Romuald was himself a very austere ascetic, strongly influenced by the Rule of St Benedict, always cautioning prudence and moderation.  He was a harsh critic of the abuses of the Church of his day, the lax observances in monasteries, the lack of discipline among hermits, the simony and concubinage of the clergy, and the indifference of the people. Yet for all this his heart was never hardened nor his faith disturbed.  He desired only the conversion and salvation of those he cautioned.

The man was certainly not a grim forbidding or severe puritan.  We are assured he was an approachable, charming, sensitive, gentle and humorous monk, attracting people from all walks of life, guiding many to the reformed monastic and eremitic life.  A remarkably humble person, exemplified in his quiet acceptance of the false accusations and harsh treatment by his brothers very late in his life.

Romuald was a bold innovator, successfully initiating the combination of monastic, eremitic, and missionary life in the one movement of reform which has become a quiet part of the Church for a thousand years.

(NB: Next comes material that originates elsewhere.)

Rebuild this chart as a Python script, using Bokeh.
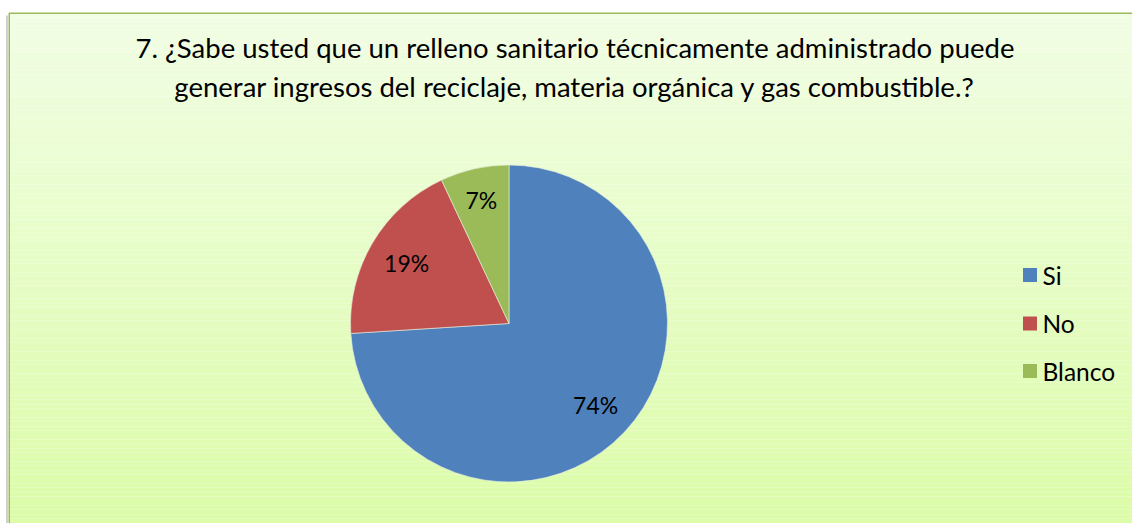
import numpy as np
from bokeh.plotting import figure
from bokeh.models import Range1d
from bokeh.core.properties import value
from bokeh.embed import file_html
from bokeh.resources import INLINE

# ---- data ----
title_lines = ["7. ¿Sabe usted que un relleno sanitario técnicamente administrado puede",
               "generar ingresos del reciclaje, materia orgánica y gas combustible.?"]
categories = ["Si", "No", "Blanco"]
values = [74, 19, 7]
labels = ["74%", "19%", "7%"]
colors = ["#4f81bd", "#c0504d", "#9bbb59"]

W, H = 1132, 523
OX, OY = 0, 0


def Y(img_y):
    return OY + H - img_y  # convert image y to data y (pixel units)


p = figure(width=W, height=H, output_backend="svg", toolbar_location=None,
           x_range=Range1d(OX, OX + W), y_range=Range1d(0, H),
           min_border=0, outline_line_color=None)
p.axis.visible = False
p.grid.visible = False
p.background_fill_color = "white"
p.border_fill_color = "white"

# gradient background box
n = 120
top_img, bot_img = 12.5, 540.0
edges = np.linspace(top_img, bot_img, n + 1)
c0 = np.array([241, 253, 228])
c1 = np.array([219, 252, 166])
cols = []
for i in range(n):
    t = i / (n - 1)
    c = (c0 * (1 - t) + c1 * t).round().astype(int)
    cols.append("#%02x%02x%02x" % tuple(c))
p.quad(left=9, right=OX + W + 20, top=[Y(e) for e in edges[:-1]],
       bottom=[Y(e) for e in edges[1:]], fill_color=cols, line_color=None)
# shadow + border
p.line([6.5, 6.5], [Y(15), Y(560)], line_color="#d0d0d0", line_width=2)
p.line([8.75, 8.75, OX + W + 20], [Y(560), Y(12.75), Y(12.75)],
       line_color="#9bbb59", line_width=1.5)

# title
for i, t in enumerate(title_lines):
    p.text(x=[574.5], y=[Y(47 + 39 * i)], text=[t], text_align="center",
           text_baseline="alphabetic", text_font=value("Lato"),
           text_font_size="27.5px", text_color="#000000")

# pie
cx, cy, r = 508.5, Y(323), 158.5
vals = np.array(values, dtype=float)
frac = vals / vals.sum()
cum = np.concatenate([[0], np.cumsum(frac)])
start = np.pi / 2 - 2 * np.pi * cum[:-1]
end = np.pi / 2 - 2 * np.pi * cum[1:]
p.wedge(x=cx, y=cy, radius=r, start_angle=start, end_angle=end,
        direction="clock", fill_color=colors, line_color="#e8f0e0",
        line_width=0.6)

# slice labels
lab_r = [0.75, 0.75, 0.80]
mid = (start + end) / 2
lx = cx + np.array(lab_r) * r * np.cos(mid)
ly = cy + np.array(lab_r) * r * np.sin(mid)
p.text(x=lx, y=ly, text=labels, text_align="center", text_baseline="middle",
       text_font=value("Lato"), text_font_size="23px", text_color="#000000")

# legend
leg_y = [Y(274.5), Y(323), Y(370.5)]
p.rect(x=[1029.5] * 3, y=leg_y, width=14, height=14, width_units="screen",
       height_units="screen", fill_color=colors, line_color=None)
p.text(x=[1042] * 3, y=leg_y, text=categories, text_align="left",
       text_baseline="middle", text_font=value("Lato"),
       text_font_size="24.5px", text_color="#000000")

open("out.html", "w").write(file_html(p, INLINE))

Most importantly he gifted the Church his power of prayer in the simplest form, and a simple rule that has been the foundation of life for thousands of pilgrims over a millennia.

The Camaldolese Way

Fr Peter-Damian Belisle 4 suggests the following as the influence St Romuald inspired, and continues to inspire …

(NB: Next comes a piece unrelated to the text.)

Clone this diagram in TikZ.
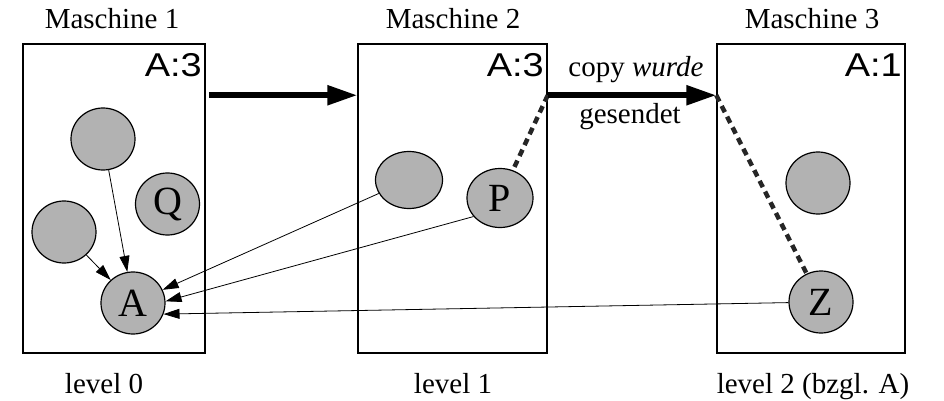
\documentclass[tikz,border=0pt]{standalone}
\usepackage{fontspec}
\setmainfont{Liberation Serif}
\setsansfont{Liberation Sans}
\usetikzlibrary{shapes.geometric, arrows.meta, positioning}

\begin{document}
\begin{tikzpicture}[x=1pt, y=-1pt,
    % Styles
    machine/.style={rectangle, draw=black, line width=1.5pt, minimum height=309pt, inner sep=0pt},
    proc/.style={ellipse, draw=black, line width=1.2pt, fill=black!30, minimum width=64pt, minimum height=62pt, inner sep=0pt, font=\fontsize{40}{44}\selectfont},
    mlabel/.style={font=\fontsize{29}{34}\selectfont, anchor=base, inner sep=0pt},
    acount/.style={font=\sffamily\fontsize{33}{36}\selectfont, anchor=base east, inner sep=0pt},
    big arrow/.style={-{Triangle[length=30pt,width=19pt]}, line width=5.5pt},
    thin arrow/.style={-{Triangle[length=16pt,width=10pt]}, line width=0.8pt},
    copy line/.style={line width=4.5pt, dash pattern=on 7pt off 5pt, draw=black!85}
]
\useasboundingbox (0,0) rectangle (944,401);

% Machines
\node[machine, minimum width=182pt] (m1) at (114,198.5) {};
\node[machine, minimum width=189pt] (m2) at (452.5,198.5) {};
\node[machine, minimum width=188pt] (m3) at (811,198.5) {};

\node[mlabel] (t1) at (112,29) {Maschine 1};
\node[mlabel] (t2) at (453,29) {Maschine 2};
\node[mlabel] (t3) at (812,29) {Maschine 3};

\node[acount] (n1) at (202,77) {\scalebox{1.15}[1]{A:3}};
\node[acount] (n2) at (544,77) {\scalebox{1.15}[1]{A:3}};
\node[acount] (n3) at (902,77) {\scalebox{1.15}[1]{A:1}};

\node[mlabel] (l0) at (104,393) {level 0};
\node[mlabel] (l1) at (453,393) {level 1};
\node[mlabel] (l2) at (813,393) {level 2 (bzgl. A)};

% Processes on machine 1
\node[proc] (u1) at (103,139) {};
\node[proc] (q) at (167.5,204) {Q};
\node[proc] (u2) at (64,232) {};
\node[proc] (a) at (133,303) {A};

% Processes on machine 2
\node[proc, minimum width=67pt, minimum height=57pt] (v1) at (409,180) {};
\node[proc, minimum width=66pt, minimum height=59pt] (p) at (500,198) {P};

% Processes on machine 3
\node[proc] (w1) at (818,183) {};
\node[proc] (z) at (821,302) {Z};

% Migration
\coordinate (send) at ([yshift=-52pt]m2.north east);
\coordinate (recv) at ([yshift=-52pt]m3.north west);

\draw[copy line] (send) -- (p);
\draw[copy line] (recv) -- (z);

\draw[big arrow] ([xshift=3pt,yshift=-52pt]m1.north east) -- ([yshift=-52pt]m2.north west);
\draw[big arrow] (send) -- (recv);
\node[mlabel] (cw) at (636,77) {copy \textit{wurde}};
\node[mlabel] (gs) at (630,124) {gesendet};

% References to A
\draw[thin arrow] (u1) -- (a);
\draw[thin arrow] (u2) -- (a);
\draw[thin arrow] (v1) -- (a);
\draw[thin arrow] (p.215) -- (a.3);
\draw[thin arrow] (z) -- (a.-20);

\end{tikzpicture}
\end{document}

Smallness:  Instead of founding large monasteries, he chose to establish numerous small and poor communities of monks. The Order that developed from Camaldoli remained few in number throughout its history, continuing to be hidden and humble, in the example of its founder.

The love of Solitude:  This is the outstanding contribution of the Saint’s work of reform  –  he respected the coenobitic life, but always preferred a life in solitude, successfully communicating his love for the solitary way to the men and women who were inspired by his teaching and example.

The mission of Love:  His love of Christ was such that it overflowed irresistibly into works of love.  He sought to gather hermits together under a simple rule lest they be lost to God in their aimless wanderings.  His foundations welcomed travellers, the poor and the sick in the spirit of St Benedict.  As the Order developed and grew, the hermitages themselves were encouraged to offer hospitality and even have pharmacies for the care of the sick.

The Triple Good: From the young Emperor, Romuald received this idea and established the union of the monastic, solitary, and missionary life at Camaldoli, insisting the prior should always be a hermit. (This appears to be the only constitutional regulation Romuald ever made). This unique innovation has been preserved in a Church where most other communities of hermits eventually became coenobite monasteries.

The Privilege of Love:  This paramount gift the Saint bequeathed to those who follow him  –  the desire to live together in the intimacy of Holy Love.  it is the way he himself related to others, and he encouraged it among everyone who came to follow him.

1  Woodeene Koenig-Bricker, ‘365 Saints.’

2  Lino Vigilucci OSB.Cam ‘Camaldoli’ source books.

3  Sources: St Peter-Damian’s ‘Life of Blessed Romuald’, and, St Bruno-Boniface’s ‘Life of the Five Brothers.’